By strange coincidence, I had just started reading a book that’s about God and bird-watching. It’s an advance copy of The Life of the Skies, by my friend Jonathan Rosen. It includes an interesting chapter about the famous search for the ivory-bill woodpecker, long thought to be extinct. (Rosen had written earlier on the subject, in both The New Yorker and a Times Op Ed in 2005, after the apparent rediscovery of the “Lord God bird,” so named because it’s allegedly so beautiful to behold that you can’t think of anything to say except “Lord God!”)

The book contains a passage about a young forestry student, David Kullivan, who thinks he’s spotted the elusive bird. Rosen writes that he was “afraid to go public,” since he’d seen the bird on April Fool’s Day and didn’t want to be thought of as a kook. So he waited a bit, and then told his professor of zoology, Vernon Wright.

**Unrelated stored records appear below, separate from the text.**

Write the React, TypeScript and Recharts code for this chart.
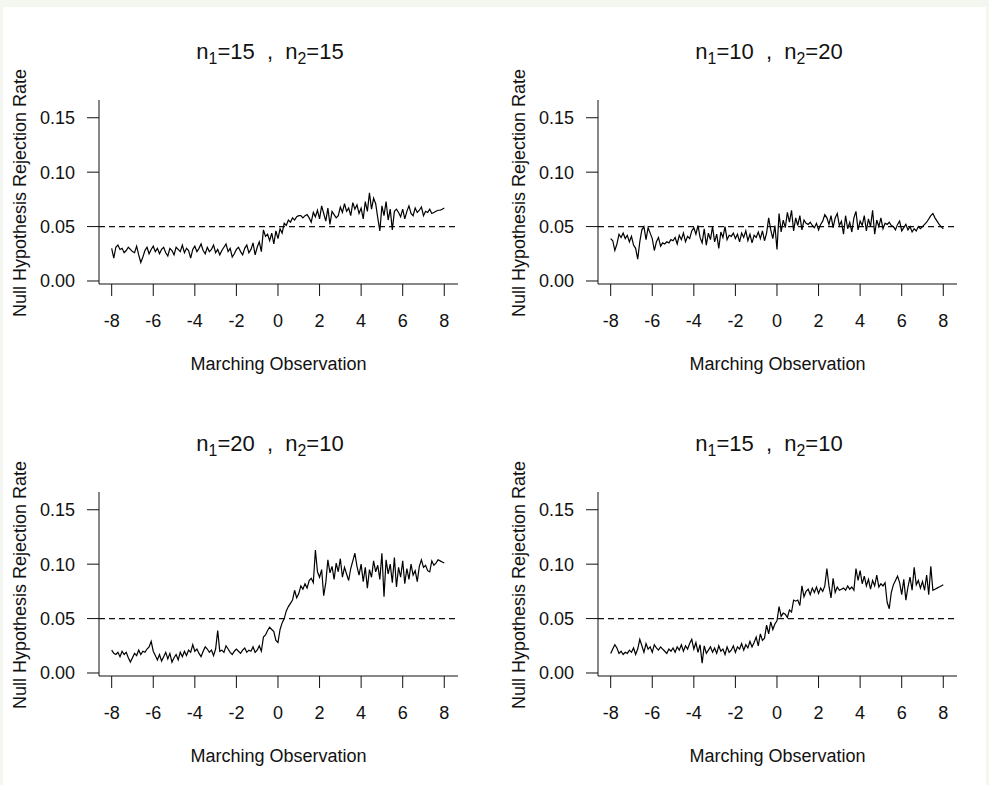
import { Line, LineChart, ReferenceLine, XAxis, YAxis } from "recharts";

// marching observation positions, -8 .. 8 by 0.1
const xs = [
  -8, -7.9, -7.8, -7.7, -7.6, -7.5, -7.4, -7.3, -7.2, -7.1,
  -7, -6.9, -6.8, -6.7, -6.6, -6.5, -6.4, -6.3, -6.2, -6.1,
  -6, -5.9, -5.8, -5.7, -5.6, -5.5, -5.4, -5.3, -5.2, -5.1,
  -5, -4.9, -4.8, -4.7, -4.6, -4.5, -4.4, -4.3, -4.2, -4.1,
  -4, -3.9, -3.8, -3.7, -3.6, -3.5, -3.4, -3.3, -3.2, -3.1,
  -3, -2.9, -2.8, -2.7, -2.6, -2.5, -2.4, -2.3, -2.2, -2.1,
  -2, -1.9, -1.8, -1.7, -1.6, -1.5, -1.4, -1.3, -1.2, -1.1,
  -1, -0.9, -0.8, -0.7, -0.6, -0.5, -0.4, -0.3, -0.2, -0.1,
  0, 0.1, 0.2, 0.3, 0.4, 0.5, 0.6, 0.7, 0.8, 0.9,
  1, 1.1, 1.2, 1.3, 1.4, 1.5, 1.6, 1.7, 1.8, 1.9,
  2, 2.1, 2.2, 2.3, 2.4, 2.5, 2.6, 2.7, 2.8, 2.9,
  3, 3.1, 3.2, 3.3, 3.4, 3.5, 3.6, 3.7, 3.8, 3.9,
  4, 4.1, 4.2, 4.3, 4.4, 4.5, 4.6, 4.7, 4.8, 4.9,
  5, 5.1, 5.2, 5.3, 5.4, 5.5, 5.6, 5.7, 5.8, 5.9,
  6, 6.1, 6.2, 6.3, 6.4, 6.5, 6.6, 6.7, 6.8, 6.9,
  7, 7.1, 7.2, 7.3, 7.4, 7.5, 7.6, 7.7, 7.8, 7.9,
  8,
];

const rate15x15 = [
  0.030, 0.021, 0.031, 0.033, 0.029, 0.030, 0.026, 0.028, 0.031, 0.029,
  0.027, 0.026, 0.032, 0.024, 0.017, 0.022, 0.028, 0.031, 0.025, 0.029,
  0.032, 0.027, 0.030, 0.025, 0.029, 0.031, 0.026, 0.023, 0.030, 0.028,
  0.024, 0.031, 0.029, 0.027, 0.033, 0.026, 0.030, 0.028, 0.021, 0.029,
  0.032, 0.027, 0.030, 0.034, 0.028, 0.025, 0.031, 0.027, 0.029, 0.033,
  0.026, 0.029, 0.024, 0.028, 0.031, 0.034, 0.027, 0.030, 0.022, 0.025,
  0.029, 0.031, 0.027, 0.024, 0.030, 0.033, 0.026, 0.029, 0.035, 0.024,
  0.031, 0.036, 0.027, 0.047, 0.041, 0.043, 0.037, 0.044, 0.034, 0.046,
  0.039, 0.048, 0.044, 0.053, 0.051, 0.056, 0.054, 0.058, 0.056, 0.059,
  0.060, 0.060, 0.058, 0.060, 0.061, 0.058, 0.054, 0.063, 0.059, 0.065,
  0.057, 0.069, 0.062, 0.055, 0.067, 0.052, 0.064, 0.061, 0.058, 0.060,
  0.068, 0.063, 0.071, 0.064, 0.067, 0.060, 0.072, 0.066, 0.070, 0.062,
  0.067, 0.057, 0.073, 0.064, 0.081, 0.066, 0.076, 0.071, 0.058, 0.046,
  0.069, 0.060, 0.073, 0.056, 0.066, 0.047, 0.064, 0.066, 0.063, 0.059,
  0.066, 0.057, 0.064, 0.069, 0.062, 0.060, 0.067, 0.063, 0.065, 0.068,
  0.060, 0.064, 0.063, 0.066, 0.062, 0.063, 0.064, 0.065, 0.065, 0.066,
  0.067,
];

const rate10x20 = [
  0.039, 0.037, 0.028, 0.034, 0.043, 0.040, 0.044, 0.039, 0.042, 0.036,
  0.041, 0.033, 0.030, 0.020, 0.036, 0.047, 0.050, 0.038, 0.049, 0.044,
  0.039, 0.028, 0.036, 0.040, 0.032, 0.035, 0.034, 0.036, 0.035, 0.038,
  0.037, 0.040, 0.034, 0.042, 0.038, 0.044, 0.036, 0.041, 0.039, 0.046,
  0.049, 0.043, 0.051, 0.040, 0.035, 0.048, 0.033, 0.044, 0.038, 0.050,
  0.036, 0.043, 0.030, 0.045, 0.040, 0.050, 0.038, 0.042, 0.041, 0.044,
  0.039, 0.043, 0.036, 0.044, 0.040, 0.046, 0.037, 0.043, 0.035, 0.042,
  0.040, 0.045, 0.039, 0.046, 0.037, 0.044, 0.058, 0.047, 0.039, 0.051,
  0.029, 0.062, 0.045, 0.056, 0.049, 0.063, 0.054, 0.065, 0.046, 0.058,
  0.051, 0.060, 0.047, 0.056, 0.053, 0.052, 0.054, 0.051, 0.049, 0.053,
  0.047, 0.052, 0.055, 0.061, 0.058, 0.052, 0.060, 0.049, 0.058, 0.062,
  0.051, 0.055, 0.043, 0.060, 0.048, 0.054, 0.045, 0.058, 0.064, 0.047,
  0.055, 0.051, 0.060, 0.046, 0.057, 0.050, 0.065, 0.043, 0.056, 0.050,
  0.058, 0.048, 0.053, 0.052, 0.054, 0.051, 0.050, 0.047, 0.052, 0.055,
  0.046, 0.049, 0.052, 0.047, 0.050, 0.045, 0.048, 0.046, 0.050, 0.048,
  0.050, 0.052, 0.054, 0.057, 0.060, 0.062, 0.058, 0.055, 0.052, 0.050,
  0.048,
];

const rate20x10 = [
  0.021, 0.018, 0.017, 0.019, 0.015, 0.020, 0.017, 0.019, 0.014, 0.010,
  0.014, 0.018, 0.016, 0.021, 0.017, 0.020, 0.019, 0.022, 0.024, 0.029,
  0.020, 0.016, 0.012, 0.017, 0.011, 0.015, 0.019, 0.013, 0.018, 0.010,
  0.014, 0.017, 0.012, 0.019, 0.015, 0.020, 0.016, 0.021, 0.019, 0.026,
  0.020, 0.022, 0.018, 0.015, 0.020, 0.024, 0.022, 0.019, 0.021, 0.016,
  0.022, 0.039, 0.020, 0.021, 0.019, 0.025, 0.022, 0.019, 0.017, 0.020,
  0.022, 0.020, 0.018, 0.021, 0.023, 0.019, 0.021, 0.020, 0.024, 0.019,
  0.021, 0.025, 0.020, 0.033, 0.035, 0.039, 0.042, 0.040, 0.038, 0.030,
  0.028, 0.040, 0.046, 0.050, 0.057, 0.061, 0.064, 0.067, 0.076, 0.069,
  0.073, 0.080, 0.077, 0.082, 0.078, 0.085, 0.087, 0.083, 0.113, 0.093,
  0.088, 0.095, 0.071, 0.083, 0.104, 0.092, 0.098, 0.086, 0.101, 0.093,
  0.105, 0.088, 0.097, 0.091, 0.085, 0.096, 0.103, 0.110, 0.098, 0.090,
  0.100, 0.084, 0.097, 0.078, 0.095, 0.088, 0.103, 0.093, 0.099, 0.086,
  0.110, 0.070, 0.104, 0.091, 0.100, 0.083, 0.106, 0.079, 0.097, 0.088,
  0.103, 0.082, 0.096, 0.086, 0.100, 0.090, 0.094, 0.084, 0.098, 0.104,
  0.097, 0.099, 0.094, 0.093, 0.103, 0.099, 0.101, 0.104, 0.103, 0.102,
  0.101,
];

const rate15x10 = [
  0.018, 0.022, 0.026, 0.023, 0.018, 0.020, 0.017, 0.019, 0.018, 0.021,
  0.019, 0.023, 0.017, 0.022, 0.031, 0.025, 0.019, 0.027, 0.022, 0.024,
  0.019, 0.026, 0.023, 0.021, 0.024, 0.022, 0.020, 0.018, 0.022, 0.020,
  0.023, 0.019, 0.024, 0.021, 0.026, 0.020, 0.025, 0.022, 0.027, 0.031,
  0.022, 0.028, 0.019, 0.026, 0.009, 0.025, 0.018, 0.021, 0.024, 0.019,
  0.023, 0.018, 0.025, 0.020, 0.022, 0.017, 0.024, 0.019, 0.021, 0.025,
  0.019, 0.024, 0.022, 0.027, 0.021, 0.026, 0.023, 0.029, 0.024, 0.028,
  0.033, 0.025, 0.036, 0.030, 0.032, 0.044, 0.036, 0.047, 0.040, 0.045,
  0.048, 0.061, 0.052, 0.055, 0.054, 0.051, 0.058, 0.056, 0.067, 0.066,
  0.067, 0.062, 0.080, 0.070, 0.075, 0.077, 0.072, 0.078, 0.074, 0.079,
  0.073, 0.078, 0.075, 0.080, 0.096, 0.080, 0.069, 0.087, 0.074, 0.079,
  0.076, 0.077, 0.078, 0.076, 0.080, 0.077, 0.079, 0.076, 0.096, 0.085,
  0.094, 0.082, 0.089, 0.080, 0.086, 0.077, 0.085, 0.080, 0.090, 0.079,
  0.082, 0.080, 0.083, 0.065, 0.059, 0.074, 0.081, 0.085, 0.089, 0.083,
  0.072, 0.086, 0.067, 0.079, 0.088, 0.076, 0.097, 0.081, 0.085, 0.078,
  0.084, 0.076, 0.090, 0.072, 0.098, 0.076, 0.077, 0.078, 0.079, 0.080,
  0.081,
];

const xTicks = [-8, -6, -4, -2, 0, 2, 4, 6, 8];
const yTicks = [0, 0.05, 0.1, 0.15];
const nominalLevel = 0.05;

const sampleSizes = [
  [15, 15],
  [10, 20],
  [20, 10],
  [15, 10],
];
const series = [rate15x15, rate10x20, rate20x10, rate15x10];

const font = '"Liberation Sans", Arial, sans-serif';
const ink = "#111";
const axisFont = 18;

function Panel({ n1, n2, values, left, top }: { n1: number; n2: number; values: number[]; left: number; top: number }) {
  const data = xs.map((x, i) => ({ x, rate: values[i] }));
  const sub = { fontSize: "0.72em", position: "relative" as const, top: "0.3em" };

  return (
    <div style={{ position: "absolute", left, top, width: 490, height: 392 }}>
      <div
        style={{
          position: "absolute",
          left: 70,
          top: 41,
          width: 400,
          textAlign: "center",
          fontSize: 22,
          lineHeight: "22px",
          color: ink,
          whiteSpace: "pre",
        }}
      >
        n<span style={sub}>1</span>{`=${n1}  ,  n`}<span style={sub}>2</span>{`=${n2}`}
      </div>
      <LineChart width={490} height={392} data={data} margin={{ top: 100, right: 32, bottom: 8, left: 0 }}>
        <XAxis
          dataKey="x"
          type="number"
          domain={[-8.61, 8.66]}
          ticks={xTicks}
          interval={0}
          allowDataOverflow
          height={100}
          tickSize={12}
          tickMargin={18}
          axisLine={{ stroke: ink }}
          tickLine={{ stroke: ink }}
          tick={{ fill: ink, fontSize: axisFont, fontFamily: font }}
          label={{
            value: "Marching Observation",
            position: "insideBottom",
            offset: 14,
            fill: ink,
            fontSize: axisFont,
            fontFamily: font,
          }}
        />
        <YAxis
          type="number"
          domain={[-0.00276, 0.1663]}
          ticks={yTicks}
          interval={0}
          allowDataOverflow
          width={99}
          tickSize={12}
          tickMargin={12}
          tickFormatter={(v: number) => v.toFixed(2)}
          axisLine={{ stroke: ink }}
          tickLine={{ stroke: ink }}
          tick={{ fill: ink, fontSize: axisFont, fontFamily: font }}
          label={{
            content: (props: any) => {
              const vb = props.viewBox || { y: 100, height: 184 };
              const cy = vb.y + vb.height / 2 + 1;
              return (
                <text
                  x={26}
                  y={cy}
                  transform={`rotate(-90 26 ${cy})`}
                  textAnchor="middle"
                  fill={ink}
                  fontSize={axisFont}
                  fontFamily={font}
                >
                  Null Hypothesis Rejection Rate
                </text>
              );
            },
          }}
        />
        <ReferenceLine y={nominalLevel} stroke={ink} strokeWidth={1.2} strokeDasharray="6 4" />
        <Line
          type="linear"
          dataKey="rate"
          stroke="#000"
          strokeWidth={1.2}
          dot={false}
          activeDot={false}
          isAnimationActive={false}
        />
      </LineChart>
    </div>
  );
}

export default function App() {
  return (
    <div
      style={{
        position: "absolute",
        left: 0,
        top: 0,
        width: 989,
        height: 785,
        background: "#f4f6f0",
        fontFamily: font,
        overflow: "hidden",
      }}
    >
      <div style={{ position: "absolute", left: 3, top: 7, right: 3, bottom: 0, background: "#fff" }} />
      {series.map((values, i) => (
        <Panel
          key={i}
          n1={sampleSizes[i][0]}
          n2={sampleSizes[i][1]}
          values={values}
          left={(i % 2) * 499}
          top={Math.floor(i / 2) * 392}
        />
      ))}
    </div>
  );
}
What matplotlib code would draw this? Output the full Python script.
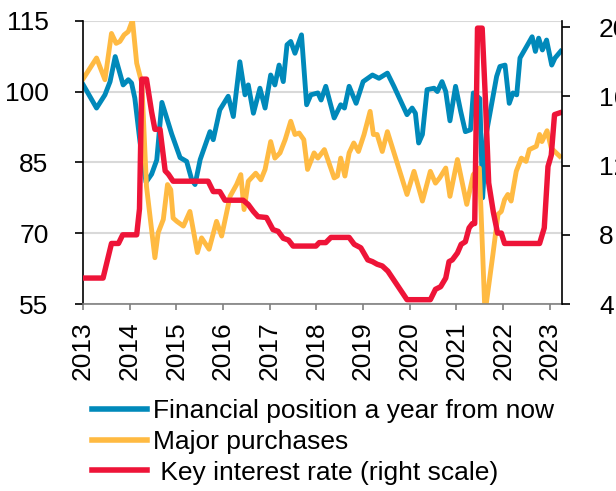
import numpy as np
import matplotlib.pyplot as plt
from matplotlib.lines import Line2D

plt.rcParams.update({
    "font.family": ["Liberation Sans", "DejaVu Sans"],
    "font.size": 19,
})

# Financial position a year from now (left scale)
fin_t = [2013.00, 2013.29, 2013.47, 2013.58, 2013.69, 2013.86, 2013.97, 2014.04, 2014.11,
         2014.22, 2014.35, 2014.47, 2014.58, 2014.69, 2014.90, 2015.08, 2015.22, 2015.33,
         2015.40, 2015.51, 2015.72, 2015.79, 2015.93, 2016.11, 2016.22, 2016.36, 2016.47,
         2016.54, 2016.65, 2016.79, 2016.90, 2017.02, 2017.11, 2017.20, 2017.29, 2017.37,
         2017.45, 2017.54, 2017.68, 2017.79, 2017.88, 2018.03, 2018.10, 2018.20, 2018.38,
         2018.52, 2018.60, 2018.70, 2018.85, 2019.00, 2019.10, 2019.20, 2019.34, 2019.52,
         2019.66, 2019.94, 2020.05, 2020.12, 2020.19, 2020.27, 2020.37, 2020.52, 2020.59,
         2020.69, 2020.77, 2020.86, 2020.98, 2021.09, 2021.19, 2021.30, 2021.36, 2021.50,
         2021.56, 2021.64, 2021.86, 2021.93, 2022.04, 2022.13, 2022.21, 2022.29, 2022.36,
         2022.54, 2022.62, 2022.69, 2022.76, 2022.84, 2022.93, 2023.04, 2023.11, 2023.23]
fin_v = [101.5, 96.5, 99.3, 102.1, 107.4, 101.4, 102.5, 101.8, 98.6,
         89.4, 80.8, 82.5, 85.5, 97.7, 91.0, 86.0, 85.2, 81.3,
         80.3, 85.6, 91.5, 89.8, 96.1, 99.0, 94.7, 106.3, 99.3,
         101.4, 95.4, 100.7, 96.5, 103.5, 101.4, 105.6, 102.1, 109.9,
         110.6, 108.1, 112.0, 97.2, 99.3, 99.7, 98.2, 101.1, 94.4,
         97.2, 96.5, 101.1, 97.5, 102.1, 102.8, 103.5, 102.8, 103.9,
         101.1, 95.1, 96.5, 95.4, 89.1, 90.9, 100.4, 100.7, 100.0,
         102.1, 100.0, 93.8, 101.1, 95.8, 91.5, 91.9, 99.7, 98.5,
         77.5, 91.2, 103.2, 105.3, 105.6, 97.5, 99.7, 99.3, 107.1,
         110.2, 111.6, 108.5, 111.3, 108.8, 110.9, 105.6, 107.1, 108.5]

# Major purchases (left scale)
buy_t = [2013.01, 2013.29, 2013.47, 2013.61, 2013.71, 2013.79, 2013.88, 2013.97, 2014.06,
         2014.15, 2014.26, 2014.36, 2014.54, 2014.61, 2014.72, 2014.81, 2014.88, 2014.93,
         2015.01, 2015.15, 2015.29, 2015.45, 2015.54, 2015.70, 2015.86, 2015.97, 2016.15,
         2016.29, 2016.38, 2016.45, 2016.54, 2016.70, 2016.81, 2016.90, 2017.02, 2017.11,
         2017.22, 2017.33, 2017.45, 2017.54, 2017.63, 2017.73, 2017.81, 2017.95, 2018.03,
         2018.17, 2018.38, 2018.45, 2018.52, 2018.61, 2018.70, 2018.80, 2018.90, 2019.02,
         2019.15, 2019.22, 2019.30, 2019.41, 2019.52, 2019.94, 2020.09, 2020.27, 2020.44,
         2020.55, 2020.64, 2020.77, 2020.86, 2021.02, 2021.22, 2021.36, 2021.49, 2021.61,
         2021.78, 2021.89, 2021.96, 2022.03, 2022.10, 2022.17, 2022.28, 2022.39, 2022.49,
         2022.56, 2022.71, 2022.78, 2022.83, 2022.94, 2023.03, 2023.21]
buy_v = [102.8, 107.1, 102.5, 112.3, 110.2, 110.6, 112.0, 112.7, 115.1,
         106.0, 101.8, 79.9, 64.8, 70.1, 72.9, 80.3, 79.2, 73.2,
         72.5, 71.5, 74.6, 65.9, 69.0, 66.6, 72.5, 69.4, 77.8,
         80.3, 82.4, 75.0, 81.0, 82.7, 81.3, 83.5, 89.4, 85.9,
         87.0, 89.8, 93.7, 90.9, 91.2, 89.8, 83.5, 87.0, 85.9,
         87.7, 81.7, 82.1, 85.9, 82.1, 87.0, 89.1, 87.3, 90.9,
         95.8, 90.9, 90.9, 87.3, 91.5, 78.2, 83.1, 76.8, 83.1,
         80.6, 81.7, 83.8, 77.8, 85.6, 76.1, 82.4, 83.8, 53.0,
         65.5, 74.0, 74.6, 77.1, 78.2, 76.8, 83.1, 85.9, 85.2,
         87.7, 88.4, 90.9, 89.4, 91.7, 88.0, 86.3]

# Key interest rate, % (right scale)
rate_t = [2013.00, 2013.43, 2013.61, 2013.76, 2013.85, 2014.15, 2014.21, 2014.26, 2014.36,
          2014.47, 2014.54, 2014.65, 2014.76, 2014.83, 2014.93, 2015.68, 2015.79, 2015.93,
          2016.04, 2016.43, 2016.54, 2016.65, 2016.75, 2016.93, 2017.07, 2017.18, 2017.29,
          2017.40, 2017.50, 2017.99, 2018.06, 2018.20, 2018.31, 2018.70, 2018.81, 2018.95,
          2019.10, 2019.20, 2019.30, 2019.41, 2019.53, 2019.94, 2020.44, 2020.55, 2020.66,
          2020.77, 2020.84, 2020.91, 2021.02, 2021.10, 2021.19, 2021.27, 2021.34, 2021.39,
          2021.45, 2021.55, 2021.62, 2021.69, 2021.79, 2021.88, 2021.96, 2022.03, 2022.78,
          2022.88, 2022.96, 2023.03, 2023.10, 2023.21]
rate_v = [5.5, 5.5, 7.5, 7.5, 8.0, 8.0, 9.5, 17.0, 17.0,
          15.1, 14.1, 14.1, 11.7, 11.5, 11.1, 11.1, 10.5, 10.5,
          10.0, 10.0, 9.75, 9.35, 9.05, 9.0, 8.3, 8.2, 7.8,
          7.7, 7.35, 7.35, 7.55, 7.55, 7.85, 7.85, 7.45, 7.25,
          6.55, 6.45, 6.3, 6.2, 5.9, 4.25, 4.25, 4.85, 5.0,
          5.5, 6.45, 6.55, 6.95, 7.45, 7.6, 8.4, 8.65, 8.65,
          19.95, 19.95, 15.8, 11.0, 9.3, 8.1, 8.1, 7.5, 7.5,
          8.4, 11.95, 12.6, 14.95, 15.05]

years = list(range(2013, 2024))

c_fin = "#0089BA"
c_buy = "#FFBA42"
c_rate = "#EE1438"

fig = plt.figure(figsize=(6.16, 4.91), dpi=100)
ax = fig.add_axes([83 / 616, 1 - 304 / 491, (562 - 83) / 616, (304 - 20.7) / 491])

ax.plot(fin_t, fin_v, color=c_fin, lw=3.5, solid_joinstyle="round")
ax.plot(buy_t, buy_v, color=c_buy, lw=3.5, solid_joinstyle="round")
ax.set_xlim(2013, 2023.26)
ax.set_ylim(55, 115)
ax.set_yticks([55, 70, 85, 100, 115])
ax.set_xticks(years)
ax.set_xticklabels([str(y) for y in years], rotation=90)
ax.yaxis.grid(True, color="#d9d9d9", lw=1.5)
ax.set_axisbelow(True)

for s in ["top", "right"]:
    ax.spines[s].set_visible(False)
ax.spines["left"].set_linewidth(1.2)
ax.spines["bottom"].set_color("#808080")
ax.spines["bottom"].set_linewidth(1.2)
ax.tick_params(axis="y", length=5.8, width=1.2, pad=19, labelsize=19)
ax.tick_params(axis="x", length=4.5, width=1.2, color="#808080", pad=8, labelsize=19)

ax2 = ax.twinx()
ax2.plot(rate_t, rate_v, color=c_rate, lw=3.9, solid_joinstyle="round")
ax2.set_ylim(4, 20.38)
ax2.set_yticks([4, 8, 12, 16, 20])
for s in ["top", "left", "bottom"]:
    ax2.spines[s].set_visible(False)
ax2.spines["right"].set_linewidth(1.2)
ax2.tick_params(axis="y", length=5.6, width=1.2, pad=21, labelsize=19)

handles = [Line2D([], [], color=c_fin, lw=4.0),
           Line2D([], [], color=c_buy, lw=4.0),
           Line2D([], [], color=c_rate, lw=4.0)]
labels = ["Financial position a year from now",
          "Major purchases",
          " Key interest rate (right scale)"]
fig.legend(handles, labels, loc="upper left", bbox_to_anchor=(92 / 616, 1 - 399 / 491),
           frameon=False, fontsize=19, handlelength=2.1, handletextpad=0.2,
           labelspacing=0.26, borderpad=0, borderaxespad=0)

fig.savefig("out.png", dpi=100)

The subsequent passage is a nice discussion of the power of suggestion, a concept equally important in bird-sighting, religious belief, and behavioral economics. Here’s what Rosen writes:

Wright was in many ways already a believer in the continued existence of ivory-billed woodpeckers. He’d been fielding reports of sightings for twenty years, and though he himself had never seen the bird, he firmly believed it was out there. It was Wright who had told his class about the ivory-bill, along with several other animal species presumed extinct but still rumored to live in the heart of the swamps and forests of Louisiana. In some sense, he had prepared his students for a sighting by telling them the bird was still out there, which, depending on your point of view, increased the likelihood of a credible sighting or diminished it by planting the image of the bird already in his students’ minds.

Almost nobody sees an apparition of the Virgin Mary without first having a mental image of what she might look like. On the other hand, a great deal of birding is based on knowledge acquired before you go into the field. This paradox is amplified a thousand times when birding for extinct birds.